Compreender a força que existe na liderança feminina também foi um processo, que começou a se tornar mais fácil depois de ouvir do CEO de uma grande companhia que quando contrata uma líder mulher, quer ela atuando como uma mulher – e não espelhando os homens que sentam à mesa. “A liderança feminina vem com mais empatia, o cuidar da pessoa e não apenas do negócio, e acho que isso sempre vem comigo naturalmente, porque eu gosto de conversar, de saber do outro e me interesso genuinamente. As mulheres ouvem mais e são mais efetivas. Me lembro daqueles almoços com homens de 3 horas de duração na Espanha, e depois de ver uma mulher que era mãe sair às 17h e ser criticada por isso – mas ela almoçou em meia hora e deu conta de tudo. Nós somos mais focadas.”

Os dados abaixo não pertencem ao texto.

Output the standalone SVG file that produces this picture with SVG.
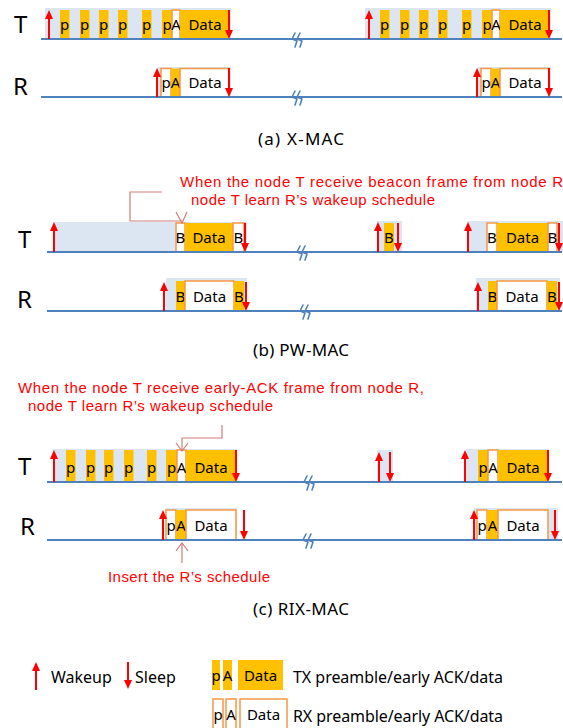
<svg xmlns="http://www.w3.org/2000/svg" width="563" height="728" viewBox="0 0 563 728">
<defs>
<style>
.bg{fill:#DCE6F2}
.tx{fill:#FFC000}
.rx{fill:#FFFFFF;stroke:#F79646;stroke-width:1.5}
.axis{stroke:#4F81BD;stroke-width:2;fill:none}
.arr{stroke:#FF0000;stroke-width:2;fill:none}
.up{marker-end:url(#ah)}
.brk{stroke:#4F81BD;stroke-width:1.6;fill:none;stroke-linejoin:round;stroke-linecap:round}
.call{stroke:#CD7F7B;stroke-width:1.2;fill:none}
text{font-family:"Noto Sans","Liberation Sans",sans-serif;fill:#000}
.b{font-size:15px;text-anchor:middle}
.big{font-size:24px}
.cap{font-size:17px;text-anchor:middle}
.note{font-family:"Liberation Sans",Arial,sans-serif;font-size:15px;fill:#FF0000}
.leg{font-size:16px}
</style>
<marker id="ah" markerWidth="9" markerHeight="8" refX="5" refY="4" orient="auto" markerUnits="userSpaceOnUse"><path d="M0,0 L9,4 L0,8 z" fill="#FF0000"/></marker>
<path id="brk" class="brk" d="M-3,-7 L-6,-1 L-1,1 L-3,7 M2,-7 L-1,-1 L4,1 L2,7"/>
</defs>
<rect width="563" height="728" fill="#FFFFFF"/>

<!-- (a) X-MAC -->
<g id="xmac">
<text class="big" x="14" y="33">T</text>
<text class="big" x="13" y="95">R</text>
<g id="xmac-T-left">
<rect class="bg" x="45" y="8" width="186" height="31"/>
<rect class="tx" x="60" y="10" width="9.5" height="29"/><text class="b" x="64.7" y="30">p</text>
<rect class="tx" x="80" y="10" width="9.5" height="29"/><text class="b" x="84.7" y="30">p</text>
<rect class="tx" x="99" y="10" width="9.5" height="29"/><text class="b" x="103.7" y="30">p</text>
<rect class="tx" x="118" y="10" width="9.5" height="29"/><text class="b" x="122.7" y="30">p</text>
<rect class="tx" x="142" y="10" width="9.5" height="29"/><text class="b" x="146.7" y="30">p</text>
<rect class="tx" x="162" y="10" width="10" height="29"/><text class="b" x="167" y="30">p</text>
<rect class="rx" x="172" y="10" width="8" height="29"/><text class="b" x="176" y="30">A</text>
<rect class="tx" x="180" y="10" width="49" height="29"/><text class="b" x="205" y="30">Data</text>
</g>
<g id="xmac-T-right" transform="translate(320,0)">
<rect class="bg" x="45" y="8" width="186" height="31"/>
<rect class="tx" x="60" y="10" width="9.5" height="29"/><text class="b" x="64.7" y="30">p</text>
<rect class="tx" x="80" y="10" width="9.5" height="29"/><text class="b" x="84.7" y="30">p</text>
<rect class="tx" x="99" y="10" width="9.5" height="29"/><text class="b" x="103.7" y="30">p</text>
<rect class="tx" x="118" y="10" width="9.5" height="29"/><text class="b" x="122.7" y="30">p</text>
<rect class="tx" x="142" y="10" width="9.5" height="29"/><text class="b" x="146.7" y="30">p</text>
<rect class="tx" x="162" y="10" width="10" height="29"/><text class="b" x="167" y="30">p</text>
<rect class="rx" x="172" y="10" width="8" height="29"/><text class="b" x="176" y="30">A</text>
<rect class="tx" x="180" y="10" width="49" height="29"/><text class="b" x="205" y="30">Data</text>
</g>
<g id="xmac-R-left">
<rect class="bg" x="157" y="67" width="74" height="30"/>
<rect class="rx" x="161" y="68.5" width="10" height="28.5"/><text class="b" x="166" y="88">p</text>
<rect class="tx" x="171" y="68.5" width="9" height="28.5"/><text class="b" x="175.5" y="88">A</text>
<rect class="rx" x="180" y="68.5" width="49" height="28.5"/><text class="b" x="205" y="88">Data</text>
</g>
<g id="xmac-R-right" transform="translate(320,0)">
<rect class="bg" x="157" y="67" width="74" height="30"/>
<rect class="rx" x="161" y="68.5" width="10" height="28.5"/><text class="b" x="166" y="88">p</text>
<rect class="tx" x="171" y="68.5" width="9" height="28.5"/><text class="b" x="175.5" y="88">A</text>
<rect class="rx" x="180" y="68.5" width="49" height="28.5"/><text class="b" x="205" y="88">Data</text>
</g>
<text class="cap" x="301" y="145" textLength="86" lengthAdjust="spacing">(a) X-MAC</text>
</g>

<!-- (b) PW-MAC -->
<g id="pwmac">
<text class="big" x="18" y="248">T</text>
<text class="big" x="17" y="308">R</text>
<text class="note" x="180" y="187" textLength="383" lengthAdjust="spacing">When the node T receive beacon frame from node R</text>
<text class="note" x="191" y="205" textLength="244" lengthAdjust="spacing">node T learn R’s wakeup schedule</text>
<g id="pw-T-left">
<rect class="bg" x="53" y="222" width="194" height="30"/>
<rect class="rx" x="176" y="223" width="9" height="29"/><text class="b" x="180.5" y="243">B</text>
<rect class="tx" x="185" y="223" width="48" height="29"/><text class="b" x="209" y="243">Data</text>
<rect class="rx" x="233" y="223" width="11" height="29"/><text class="b" x="238.5" y="243">B</text>
</g>
<g id="pw-T-mid">
<rect class="bg" x="377" y="221" width="25" height="31"/>
<rect class="tx" x="384" y="223" width="10" height="29"/><text class="b" x="389" y="243">B</text>
</g>
<g id="pw-T-right">
<rect class="bg" x="467" y="221" width="96" height="31"/>
<rect class="rx" x="487" y="223" width="10" height="29"/><text class="b" x="492" y="243">B</text>
<rect class="tx" x="497" y="223" width="51" height="29"/><text class="b" x="522.5" y="243">Data</text>
<rect class="rx" x="548" y="223" width="9" height="29"/><text class="b" x="552.5" y="243">B</text>
</g>
<g id="pw-R-left">
<rect class="bg" x="166" y="278" width="81" height="33"/>
<rect class="tx" x="176" y="281" width="9" height="30"/><text class="b" x="180.5" y="302">B</text>
<rect class="rx" x="185" y="281" width="49" height="30"/><text class="b" x="209.5" y="302">Data</text>
<rect class="tx" x="234" y="281" width="10" height="30"/><text class="b" x="239" y="302">B</text>
</g>
<g id="pw-R-right">
<rect class="bg" x="476" y="278" width="84" height="33"/>
<rect class="tx" x="488" y="281" width="9" height="30"/><text class="b" x="492.5" y="302">B</text>
<rect class="rx" x="497" y="281" width="50" height="30"/><text class="b" x="522" y="302">Data</text>
<rect class="tx" x="547" y="281" width="10" height="30"/><text class="b" x="552" y="302">B</text>
</g>
<text class="cap" x="301" y="356" textLength="96" lengthAdjust="spacing">(b) PW-MAC</text>
</g>

<!-- (c) RIX-MAC -->
<g id="rixmac">
<text class="big" x="18" y="475">T</text>
<text class="big" x="20" y="535">R</text>
<text class="note" x="18" y="393" textLength="406" lengthAdjust="spacing">When the node T receive early-ACK frame from node R,</text>
<text class="note" x="28" y="411" textLength="245" lengthAdjust="spacing">node T learn R’s wakeup schedule</text>
<text class="note" x="108" y="582" textLength="162" lengthAdjust="spacing">Insert the R’s schedule</text>
<g id="rix-T-left">
<rect class="bg" x="53" y="449" width="184" height="33"/>
<rect class="tx" x="66" y="450" width="9.5" height="32"/><text class="b" x="70.7" y="473">p</text>
<rect class="tx" x="86" y="450" width="9.5" height="32"/><text class="b" x="90.7" y="473">p</text>
<rect class="tx" x="104" y="450" width="9.5" height="32"/><text class="b" x="108.7" y="473">p</text>
<rect class="tx" x="124" y="450" width="9.5" height="32"/><text class="b" x="128.7" y="473">p</text>
<rect class="tx" x="147" y="450" width="9.5" height="32"/><text class="b" x="151.7" y="473">p</text>
<rect class="tx" x="166" y="450" width="11" height="32"/><text class="b" x="171.5" y="473">p</text>
<rect class="rx" x="177" y="450" width="9" height="32"/><text class="b" x="181.5" y="473">A</text>
<rect class="tx" x="186" y="450" width="50" height="32"/><text class="b" x="211" y="473">Data</text>
</g>
<g id="rix-T-mid">
<rect class="bg" x="377" y="450" width="16" height="32"/>
</g>
<g id="rix-T-right">
<rect class="bg" x="466" y="449" width="83" height="33"/>
<rect class="tx" x="478" y="450" width="10" height="32"/><text class="b" x="483" y="473">p</text>
<rect class="rx" x="488" y="450" width="10" height="32"/><text class="b" x="493" y="473">A</text>
<rect class="tx" x="498" y="450" width="50" height="32"/><text class="b" x="523" y="473">Data</text>
</g>
<g id="rix-R-left">
<rect class="bg" x="166" y="508" width="71" height="32"/>
<rect class="rx" x="166" y="510" width="10" height="30"/><text class="b" x="171" y="531">p</text>
<rect class="tx" x="176" y="510" width="10" height="30"/><text class="b" x="181" y="531">A</text>
<rect class="rx" x="186" y="510" width="50" height="30"/><text class="b" x="211" y="531">Data</text>
</g>
<g id="rix-R-right">
<rect class="bg" x="474" y="508" width="84" height="32"/>
<rect class="rx" x="477" y="510" width="10" height="30"/><text class="b" x="482" y="531">p</text>
<rect class="tx" x="487" y="510" width="11" height="30"/><text class="b" x="492.5" y="531">A</text>
<rect class="rx" x="498" y="510" width="50" height="30"/><text class="b" x="523" y="531">Data</text>
</g>
<text class="cap" x="301" y="615" textLength="96" lengthAdjust="spacing">(c) RIX-MAC</text>
</g>

<!-- legend -->
<g id="legend">
<text class="leg" x="51" y="683">Wakeup</text>
<text class="leg" x="135" y="683">Sleep</text>
<rect class="tx" x="212" y="660" width="8" height="30"/><text class="b" x="216" y="681">p</text>
<rect class="tx" x="223" y="660" width="9" height="30"/><text class="b" x="227.5" y="681">A</text>
<rect class="tx" x="238" y="660" width="45" height="30"/><text class="b" x="260.5" y="681">Data</text>
<text class="leg" x="293" y="683" textLength="210" lengthAdjust="spacing">TX preamble/early ACK/data</text>
<rect class="rx" x="213" y="699" width="10" height="32"/><text class="b" x="218" y="720">p</text>
<rect class="rx" x="226" y="699" width="10" height="32"/><text class="b" x="231" y="720">A</text>
<rect class="rx" x="240" y="699" width="47" height="32"/><text class="b" x="263.5" y="720">Data</text>
<text class="leg" x="293" y="722" textLength="210" lengthAdjust="spacing">RX preamble/early ACK/data</text>
</g>

<!-- connectors: axes, arrows, callouts -->
<g id="connectors">
<line class="axis" x1="41" y1="39" x2="562" y2="39"/>
<line class="axis" x1="41" y1="97" x2="562" y2="97"/>
<line class="axis" x1="47" y1="252" x2="562" y2="252"/>
<line class="axis" x1="47" y1="311" x2="562" y2="311"/>
<line class="axis" x1="47" y1="482" x2="562" y2="482"/>
<line class="axis" x1="47" y1="540" x2="562" y2="540"/>
<use href="#brk" x="298" y="40"/>
<use href="#brk" x="298" y="98"/>
<use href="#brk" x="303" y="253"/>
<use href="#brk" x="306" y="312"/>
<use href="#brk" x="310" y="483"/>
<use href="#brk" x="309" y="541"/>

<!-- X-MAC arrows -->
<line class="arr up" x1="49" y1="39" x2="49" y2="14"/>
<line class="arr up" x1="229" y1="10" x2="229" y2="35"/>
<line class="arr up" x1="369" y1="39" x2="369" y2="14"/>
<line class="arr up" x1="549" y1="10" x2="549" y2="35"/>
<line class="arr up" x1="157" y1="97" x2="157" y2="72"/>
<line class="arr up" x1="229" y1="68" x2="229" y2="93"/>
<line class="arr up" x1="477" y1="97" x2="477" y2="72"/>
<line class="arr up" x1="549" y1="68" x2="549" y2="93"/>

<!-- PW-MAC arrows -->
<line class="arr up" x1="54" y1="252" x2="54" y2="226"/>
<line class="arr up" x1="245" y1="223" x2="245" y2="248"/>
<line class="arr up" x1="378" y1="252" x2="378" y2="226"/>
<line class="arr up" x1="398" y1="223" x2="398" y2="248"/>
<line class="arr up" x1="468" y1="252" x2="468" y2="226"/>
<line class="arr up" x1="559" y1="223" x2="559" y2="248"/>
<line class="arr up" x1="164" y1="311" x2="164" y2="286"/>
<line class="arr up" x1="246" y1="282" x2="246" y2="307"/>
<line class="arr up" x1="478" y1="311" x2="478" y2="286"/>
<line class="arr up" x1="559" y1="282" x2="559" y2="307"/>

<!-- RIX-MAC arrows -->
<line class="arr up" x1="54" y1="482" x2="54" y2="454"/>
<line class="arr up" x1="236" y1="450" x2="236" y2="478"/>
<line class="arr up" x1="379" y1="482" x2="379" y2="456"/>
<line class="arr up" x1="390" y1="452" x2="390" y2="478"/>
<line class="arr up" x1="465" y1="482" x2="465" y2="454"/>
<line class="arr up" x1="548" y1="450" x2="548" y2="478"/>
<line class="arr up" x1="163" y1="540" x2="163" y2="514"/>
<line class="arr up" x1="244" y1="510" x2="244" y2="536"/>
<line class="arr up" x1="474" y1="540" x2="474" y2="514"/>
<line class="arr up" x1="555" y1="510" x2="555" y2="536"/>

<!-- legend arrows -->
<line class="arr up" x1="36" y1="690" x2="36" y2="666"/>
<line class="arr up" x1="128" y1="662" x2="128" y2="685"/>

<!-- callouts -->
<polyline class="call" points="162,192 130,192 130,221 182,221"/>
<polyline class="call" points="176,212 182,223 187,212"/>
<polyline class="call" points="222,425 222,438 182,438 182,451"/>
<polyline class="call" points="176,443 182,451 188,443"/>
<line class="call" x1="182" y1="543" x2="182" y2="563"/>
<polyline class="call" points="176,551 182,543 188,551"/>
</g>
</svg>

Tendo sido contratada pela Wella durante sua licença-maternidade, Nathalie se considera sortuda de ter recebido mais apoio do que críticas neste momento tão complexo para mulheres no mercado de trabalho, e tenta passar isso para frente: “Faz parte da vida, você pode estar grávida ou ficar doente, e isso não deve ser um impedimento. Hoje, olho para a minha filha e me pergunto como farei com ela. Ela ainda é pequena, é empoderada, mas será que vai se manter assim? Eu acredito muito na sororidade, e acho que antigamente não falávamos tanto disso. A gente falava no contrário, inclusive, e os homens fomentavam isso. A chave é ajudar outra mulher a se sentir capaz e ver que está no lugar certo”.
A busca pelo equilíbrio
E, claro, como mãe e CEO, Nathalie também sente a balança desequilibrar para um lado ou para o outro. O segredo para conseguir conciliar estes dois mundos? Ressignificar a culpa e seguir tentando manter um equilíbrio. “Nasce uma mãe, nasce uma culpa, como dizem. Mas ser mãe ajuda a ser líder, porque tudo o que uma mãe tem que resolver é impressionante. Eu era exagerada no trabalho, e a maternidade me ajudou a entender que nada é realmente tão grave, me ajudou a relativizar as coisas. Acho que cada mãe lida com a escolha, e isso é complexo. Se escolher uma viagem de trabalho, pode acabar perdendo a apresentação de balé. Em junho, não fui a uma reunião em NY porque era inegociável para mim estar presente no aniversário da minha filha. Nós temos a responsabilidade de deixar claro o que é importante pra gente, e acho que tudo bem, precisamos nos livrar da culpa. Você vai ter mil reuniões, mas poucos aniversários”, finaliza.